The data below should be printed in full, exactly, and without any of its images.
* begin Supplied data *
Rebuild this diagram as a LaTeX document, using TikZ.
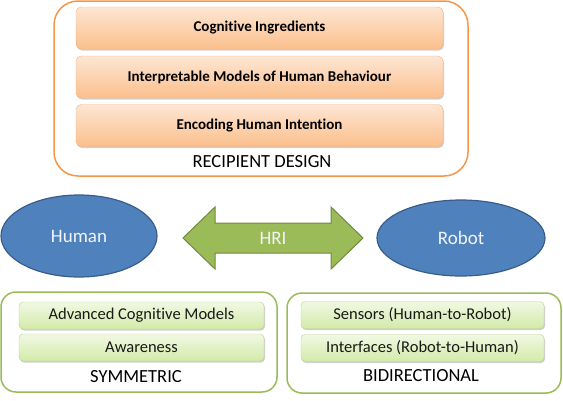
\documentclass[tikz,border=0pt]{standalone}
\usepackage{fontspec}
\setmainfont{Carlito}[Ligatures=NoCommon]
\usepackage{xcolor}
\usetikzlibrary{shapes.geometric,shadows}

\definecolor{rdline}{HTML}{F79646}
\definecolor{rdtop}{HTML}{FDE6D4}
\definecolor{rdbot}{HTML}{FBBF8C}
\definecolor{rdedge}{HTML}{F7B27A}
\definecolor{agent}{HTML}{4F81BD}
\definecolor{agentline}{HTML}{385D8A}
\definecolor{hrifill}{HTML}{9BBB59}
\definecolor{hriline}{HTML}{71893F}
\definecolor{grline}{HTML}{9BBB59}
\definecolor{grtop}{HTML}{F1F8E3}
\definecolor{grbot}{HTML}{D3EAA9}
\definecolor{gredge}{HTML}{B9D58E}

\begin{document}
\begin{tikzpicture}[x=1pt,y=-1pt]

\tikzset{frame/.style = {draw,rounded corners=#1,line width=1.5pt,fill=white,inner sep=0pt}}
\tikzset{rdbox/.style = {draw=rdedge,rounded corners=5pt,top color=rdtop,bottom color=rdbot,
  minimum width=367pt,minimum height=42pt,inner sep=0pt,font=\fontsize{15}{18}\selectfont\bfseries,
  drop shadow={shadow xshift=1pt,shadow yshift=-1.5pt,opacity=0.3,fill=black!60}}}
\tikzset{grbox/.style = {draw=gredge,rounded corners=4pt,top color=grtop,bottom color=grbot,
  minimum height=27pt,inner sep=0pt,font=\fontsize{16.5}{19}\selectfont,text=black!90,
  drop shadow={shadow xshift=1pt,shadow yshift=-1.5pt,opacity=0.3,fill=black!60}}}
\tikzset{agent/.style = {shape=ellipse,draw=agentline,line width=1.2pt,fill=agent,inner sep=0pt,
  text=white!92!agent,font=\fontsize{19}{22}\selectfont}}
\tikzset{caption/.style = {inner sep=0pt,font=\fontsize{18.5}{21}\selectfont}}

\useasboundingbox (0,0) rectangle (563,400);

%recipient design
\node[frame=24pt,draw=rdline,minimum width=414pt,minimum height=175pt] (rd) at (261,88.5) {};
\node[rdbox] (ingr) at (259.5,28) {Cognitive Ingredients};
\node[rdbox] (models) at (259.5,77) {Interpretable Models of Human Behaviour};
\node[rdbox] (intent) at (259.5,125.5) {Encoding Human Intention};
\node[caption] (rdlabel) at (262,162) {RECIPIENT DESIGN};

%agents
\node[agent,minimum width=156pt,minimum height=82pt] (human) at (79,236) {Human};
\node[agent,minimum width=168pt,minimum height=76pt] (robot) at (461,238) {Robot};

%interaction arrow
\draw[fill=hrifill,draw=hriline,line width=1pt,line join=miter]
  (183,238) -- (215,207) -- (215,223) -- (331,223) -- (331,207) -- (363,238)
  -- (331,269) -- (331,253) -- (215,253) -- (215,269) -- cycle;
\node[agent,draw=none,fill=none] (hri) at (273,238) {HRI};

%symmetric
\node[frame=15pt,draw=grline,minimum width=276pt,minimum height=100pt] (sym) at (139,342) {};
\node[grbox,minimum width=245pt] (cogm) at (141.5,315.5) {Advanced Cognitive Models};
\node[grbox,minimum width=245pt] (aware) at (141.5,347.5) {Awareness};
\node[caption] (symlabel) at (136,377) {SYMMETRIC};

%bidirectional
\node[frame=15pt,draw=grline,minimum width=274pt,minimum height=100pt] (bidir) at (424,343) {};
\node[grbox,minimum width=243pt] (sensors) at (422.5,315) {Sensors (Human-to-Robot)};
\node[grbox,minimum width=243pt] (iface) at (422.5,348) {Interfaces (Robot-to-Human)};
\node[caption] (bilabel) at (421,376) {BIDIRECTIONAL};
\end{tikzpicture}
\end{document}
* end Supplied data *
**Worked answer:**
Rebuild this diagram as a LaTeX document, using TikZ.
\documentclass[tikz,border=0pt]{standalone}
\usepackage{fontspec}
\setmainfont{Carlito}[Ligatures=NoCommon]
\usepackage{xcolor}
\usetikzlibrary{shapes.geometric,shadows}

\definecolor{rdline}{HTML}{F79646}
\definecolor{rdtop}{HTML}{FDE6D4}
\definecolor{rdbot}{HTML}{FBBF8C}
\definecolor{rdedge}{HTML}{F7B27A}
\definecolor{agent}{HTML}{4F81BD}
\definecolor{agentline}{HTML}{385D8A}
\definecolor{hrifill}{HTML}{9BBB59}
\definecolor{hriline}{HTML}{71893F}
\definecolor{grline}{HTML}{9BBB59}
\definecolor{grtop}{HTML}{F1F8E3}
\definecolor{grbot}{HTML}{D3EAA9}
\definecolor{gredge}{HTML}{B9D58E}

\begin{document}
\begin{tikzpicture}[x=1pt,y=-1pt]

\tikzset{frame/.style = {draw,rounded corners=#1,line width=1.5pt,fill=white,inner sep=0pt}}
\tikzset{rdbox/.style = {draw=rdedge,rounded corners=5pt,top color=rdtop,bottom color=rdbot,
  minimum width=367pt,minimum height=42pt,inner sep=0pt,font=\fontsize{15}{18}\selectfont\bfseries,
  drop shadow={shadow xshift=1pt,shadow yshift=-1.5pt,opacity=0.3,fill=black!60}}}
\tikzset{grbox/.style = {draw=gredge,rounded corners=4pt,top color=grtop,bottom color=grbot,
  minimum height=27pt,inner sep=0pt,font=\fontsize{16.5}{19}\selectfont,text=black!90,
  drop shadow={shadow xshift=1pt,shadow yshift=-1.5pt,opacity=0.3,fill=black!60}}}
\tikzset{agent/.style = {shape=ellipse,draw=agentline,line width=1.2pt,fill=agent,inner sep=0pt,
  text=white!92!agent,font=\fontsize{19}{22}\selectfont}}
\tikzset{caption/.style = {inner sep=0pt,font=\fontsize{18.5}{21}\selectfont}}

\useasboundingbox (0,0) rectangle (563,400);

%recipient design
\node[frame=24pt,draw=rdline,minimum width=414pt,minimum height=175pt] (rd) at (261,88.5) {};
\node[rdbox] (ingr) at (259.5,28) {Cognitive Ingredients};
\node[rdbox] (models) at (259.5,77) {Interpretable Models of Human Behaviour};
\node[rdbox] (intent) at (259.5,125.5) {Encoding Human Intention};
\node[caption] (rdlabel) at (262,162) {RECIPIENT DESIGN};

%agents
\node[agent,minimum width=156pt,minimum height=82pt] (human) at (79,236) {Human};
\node[agent,minimum width=168pt,minimum height=76pt] (robot) at (461,238) {Robot};

%interaction arrow
\draw[fill=hrifill,draw=hriline,line width=1pt,line join=miter]
  (183,238) -- (215,207) -- (215,223) -- (331,223) -- (331,207) -- (363,238)
  -- (331,269) -- (331,253) -- (215,253) -- (215,269) -- cycle;
\node[agent,draw=none,fill=none] (hri) at (273,238) {HRI};

%symmetric
\node[frame=15pt,draw=grline,minimum width=276pt,minimum height=100pt] (sym) at (139,342) {};
\node[grbox,minimum width=245pt] (cogm) at (141.5,315.5) {Advanced Cognitive Models};
\node[grbox,minimum width=245pt] (aware) at (141.5,347.5) {Awareness};
\node[caption] (symlabel) at (136,377) {SYMMETRIC};

%bidirectional
\node[frame=15pt,draw=grline,minimum width=274pt,minimum height=100pt] (bidir) at (424,343) {};
\node[grbox,minimum width=243pt] (sensors) at (422.5,315) {Sensors (Human-to-Robot)};
\node[grbox,minimum width=243pt] (iface) at (422.5,348) {Interfaces (Robot-to-Human)};
\node[caption] (bilabel) at (421,376) {BIDIRECTIONAL};
\end{tikzpicture}
\end{document}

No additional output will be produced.